Qball's Weblog
My solution for a cheap air purifier
Seeing some recent ‘fuzz’ about making your own air-purifier, for example on BigClive.com, so I decided to blog about my solution.
Some background; about 2? years ago I wanted to get an air-purifier for home. I was having a lot of issues with allergies caused by pollen. I already had a luftwäscher but this didn’t seem to help as much as I hoped, even though from its reservoirs it was clear it did remove stuff from the air. When I was looking around for one, Philips had one for sale in their webshop and on top of that: 2 for the price of one. So together with somebody else I bought 2, so I got one relatively cheap.
The air-purifier worked well, on my small-particle sensor I could see the effect immediately. All good so far.
At the blue arrow the filter was turned on, the peak was around 20µg/m³.
I looked around to getting an extra one and found that most of them where very expensive, €160 for the Philips at the time. I also found that in general the price of the filters was very high (this is maybe more important the the price of the purifier itself). So I check how much the one for the Philips one was; ~€13 in the Philips shop. That is pretty cheap and they claim it lasts for about a year. But the silly plastic case with a fan is not worth 140 euro in my opinion.
So I set out to design my own, as a fan I wanted to use a computer fan (12 or 24 V), have it controlled based on data from the small particle sensor I already had and either milled or 3d printed casing.
So I designed a 3d printable case around the filter. I am currently working on a slight updated design for a second one, might blog about that later. (I have a bigger 3d printer, so don’t have to print everything in separate parts ).
So this is how it looks, it is not very pretty as I had to print it out of many parts and ran out of same color plastic. (So some parts are spray painted).
The bottom parts holds the filter, the top part the fan + a wemos to drive it. The whole thing is powered from a 12V wall adapter.

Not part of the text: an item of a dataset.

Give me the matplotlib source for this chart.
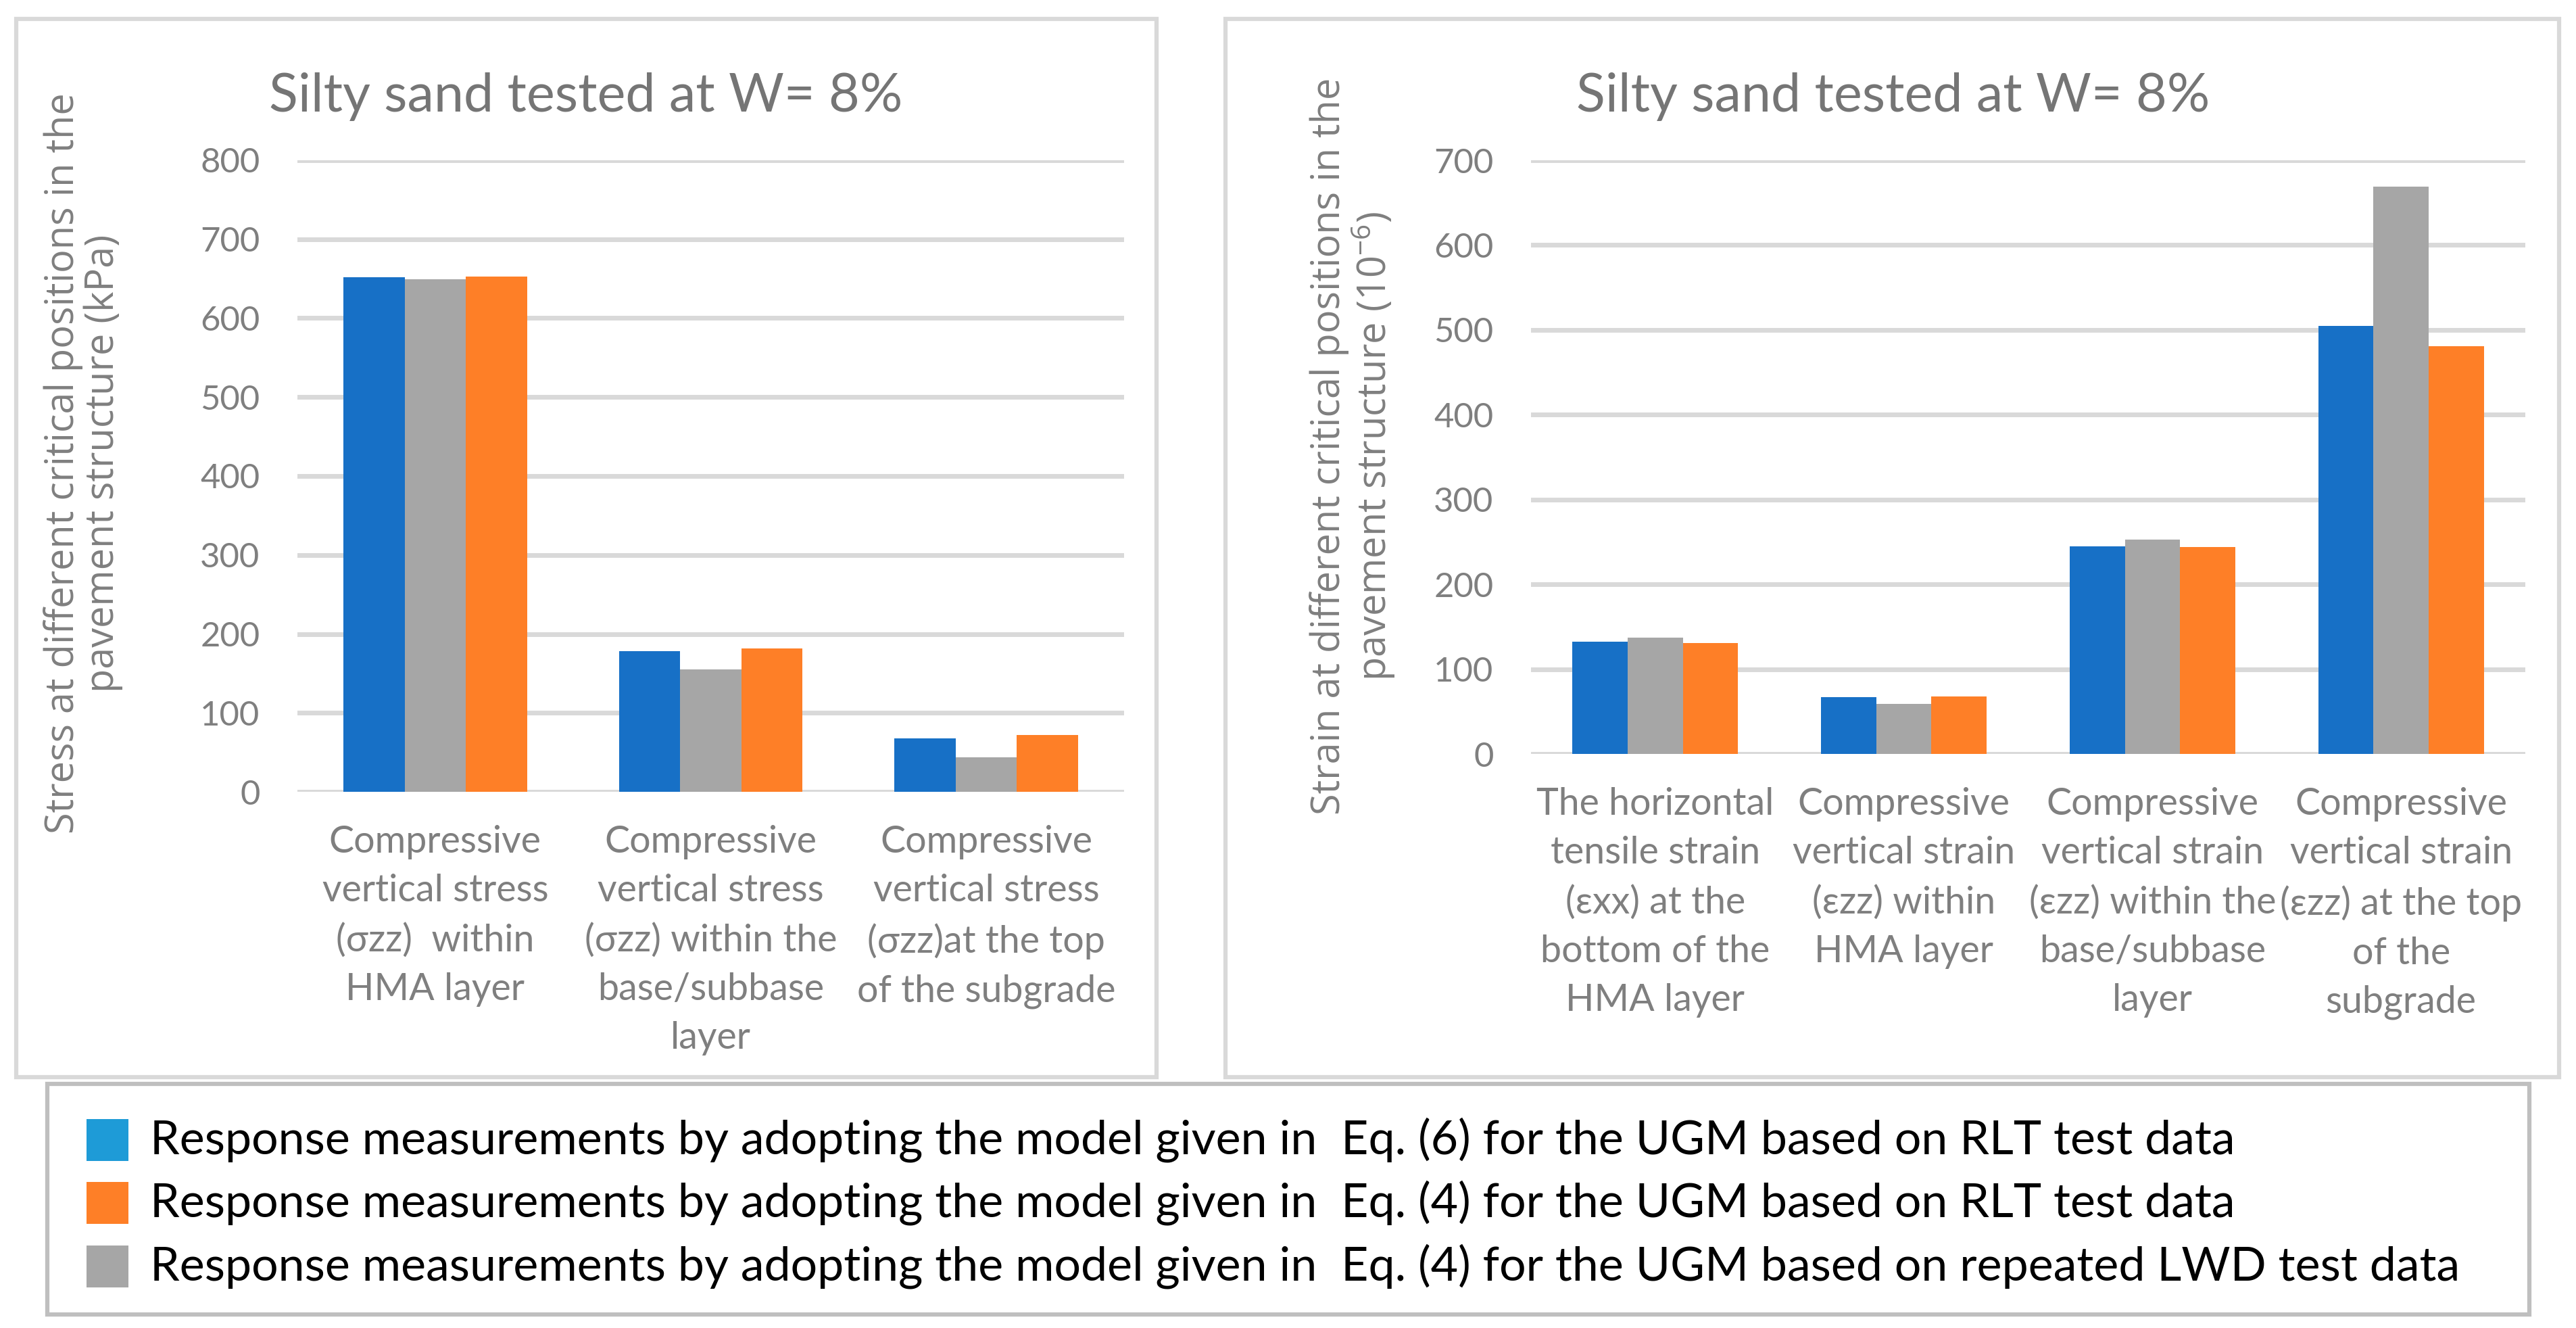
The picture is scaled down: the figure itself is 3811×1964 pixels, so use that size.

To show it works well, this is the filter new:
And this after 3 months of use:
While it might not be so clear on the picture, the difference is significant.
The filter sits in the bottom part, sealing it self over a small cylinder extruding from the bottom:
With filter:
The top part has a same extruded cylinder but hollow sealing the filter on the top. The hole is exactly the size of the 12x12cm fan. In the side of the top part is space for a barrel plug connector. After trying a few solutions of fan, I wound up using a PWM controllable computer fan driven by a wemos.
I just stuck everything inside with double sided tape. This has now been running successfully for the past year.
The costs are a lot less then buying a new one, these are the parts I used:
- ~700 gram of plastic. (€~6 )
- A 12cm computer fan. (€10 )
- A 12V power supply. (€5 )
- 12V to 3v dc-to-dc convert. (€1)
- Wemos. (€1,80)
- Barrel plug connector. (€ 0.15)
- some wires, glue and screws I had lying around.
I think this totalled at around €24. Where the fan was the most expensive part. The plastic I used back then was very cheap, I would go for a bit better now avoiding me the frustration of having to glue several parts together because of print failures. So with the filter added I was finished in less then €40 euros. €120 euro saved.
There, as always, are some improvements to make (some resolved in new version):
- Forgot to take the rubber into account on top/bottom of the filter, so the top hovered a few mm above the bottom. Solved this now by adding a small extra ring between bottom and top. Should be fixed in new version.
- The different parts are glued together. New version has less parts and uses screws to hold parts that could not be merged together.
- The fan makes a bit of a whining noise at some rpms, these should be avoided.
- Allow remote override of current setpoint.
- A fan with a bit more static pressure.